By SCOTT M. REID / STAFF WRITER
Vincent Zhou, the brand-new Junior World champion, was recently looking back on the period when men’s figure skating first took flight.
“There was a time when if you did one quad (jump),” Zhou said, “you were very good.”
That time was the early 2000s, more than a decade B.N.
Nathan Chen, the 17-year-old Salt Lake City born, Irvine-based skater, is among the gold medal favorites at his first World Figure Skating Championships this week in Helsinki.
“I have the stuff that I need, that anyone needs to win it,” Chen said. “It depends on how well I perform it.”
That stuff, the right stuff, is a resume of quad jumps the sport has never seen before.
Even before touching down in Finland, Chen had already transformed men’s skating, launching the sport into a new gravity-defying, record-shattering era. Going into Worlds, Chen has landed 18 consecutive clean quadruple jumps in competition, including five in his U.S. Championships free skate in January and another five at Four Continents, where he knocked off an Olympic and Worlds caliber field.
“Five is the new normal,” Zhou said.
But for how long?
Chen hints that he has only began to push the edge of the envelope, a prospect that has sent his rivals scrambling, touching off a sort of skating arms race.

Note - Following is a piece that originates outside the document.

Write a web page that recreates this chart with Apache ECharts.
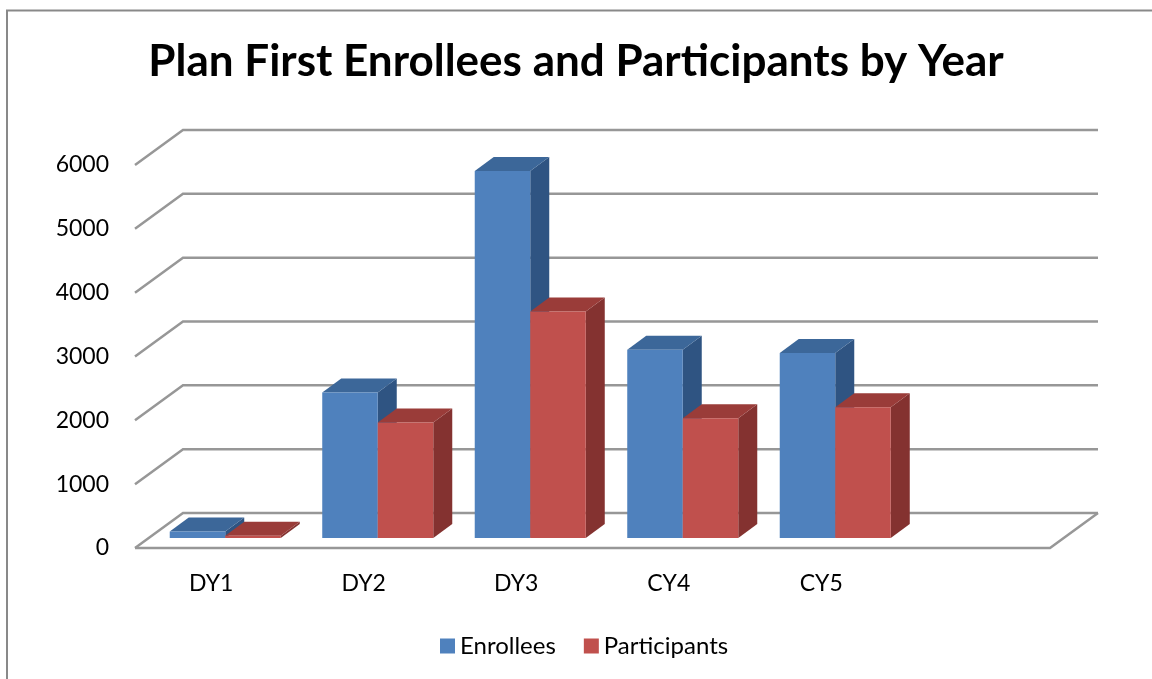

A measure of Chen’s influence on the direction of the sport is reflected in a recent announcement by Canada’s Patrick Chan, the three-time World champion and 2014 Olympic silver medalist, that Chen’s recent performances have led him to rethink his programs. Japan’s Yuzuru Hanyu, the reigning Olympic champion, landed four clean quads at Four Continents at the 2018 Olympic venue in Pyeongchang and still couldn’t touch Chen. The actions of Brian Orser, Hanyu’s coach, when Chen’s short program in South Korea appeared on the scoreboard suggests the teenager is already in his rivals’ heads.